14 Mar, 2009, Nick Gammon wrote in the 21st comment:
Votes: 0
Les said:
In gnome-mud's case if we are in a state that isn't a telnet protocol state (just regular old text) at the end of the packet then we return what we have and the triggers and everything else gets their whack at it.


I honestly don't see how this can work reliably. For a start, there is no guarantee that a server will split up the data it wants to send in logical places (as it is likely to buffer lines and pull them out of a buffer in packet-size chunks), and packets can be segmented during transmission. Thus a trigger that should match on "David attacks you" could easily fail because the packet ends with "David att".
14 Mar, 2009, Scandum wrote in the 22nd comment:
Votes: 0
Nick Gammon said:
I qualify my comment in the other thread here. MUSHclient *does* impose a limitation of around 100 characters on telnet subnegotiations, on the grounds that if you haven't turned on or off an option in 100 characters something is seriously wrong.

However we (that is Lasher and myself) did not intend telnet negotiations to be used for the bulk exchange of data between client and server.
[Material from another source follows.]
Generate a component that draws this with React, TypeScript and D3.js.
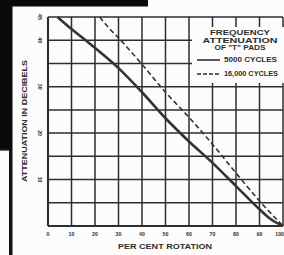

If you look at rfc1572 subnegotiations can easily go over 100 bytes, and a MSSP subnegotiation is somewhere around 700 bytes. 2000 bytes is probably a better cut off point.
14 Mar, 2009, Tyche wrote in the 23rd comment:
Votes: 0
I don't really remember why I was concerned about buffer size. It likely did have to do with file transfer, because I remember wanting users to be able to edit images. It's possible my concerns revolved around defensive programming, and in that regard it doesn't really matter what you negotiate because you ought not trust it to be true anyway. So the issue is probably one of policy rather than protocol. Sort of a quota policy, which I don't think ZMP can solve, rather it translates into a set of configuration options that someone building a general network stack for a mud should make available to anyone using it.
14 Mar, 2009, David Haley wrote in the 24th comment:
Votes: 0
Les said:
David Haley said:
Ah – so you don't actually process triggers on line-end, you process on packet end?
My understanding was that many clients process triggers on a per-line basis, meaning that they would be vulnerable to a malicious server sending a huge amount of normal text and perhaps causing the process to run out of memory (unless it guards against a maximum line length or something).


For better or worse, yes. :) There's some contortions for the triggers' sake for lines broken across packets but that's what we do.

So now I fess up and say that my point was that if clients are already vulnerable to a malicious server sending a huge single line, worrying about a malicious server sending a huge ZMP command is nothing new. :smile:

Les said:
Sure you could do this but there isn't a solution other than disconnecting from the mud since there is no telnet protocol way to terminate a subnegotiation. So since the only options would be wait and see or disconnect I would vote for just defaulting to disconnect and informing the user their server is b0rked ;)

Well, in some cases there would be a legitimate reason for it to take a while. I'm thinking something like the Firefox message: "a script is taking too long to execute, do you want to wait or abort?" I agree though that it is likely the server is messed up, but it also be simply that the connection is experiencing some lag right then and the rest of the data is on its merry way or something like that.
14 Mar, 2009, elanthis wrote in the 25th comment:
Votes: 0
I updated the official draft with the unlimited parameters language and the 16KiB minimum buffer size requirements.

http://zmp.sourcemud.org/spec.shtml

Also cleaned up a few bad terminology choices (replaced 'argument' with 'parameter' and 'sub-request' with 'subnegotiation').

I've got a half-written spec for the subwindow stuff, but it's surprisingly slow going for me. I really hate writing documentation, especially when I'm not getting paid for it. ;) Should have that up later today.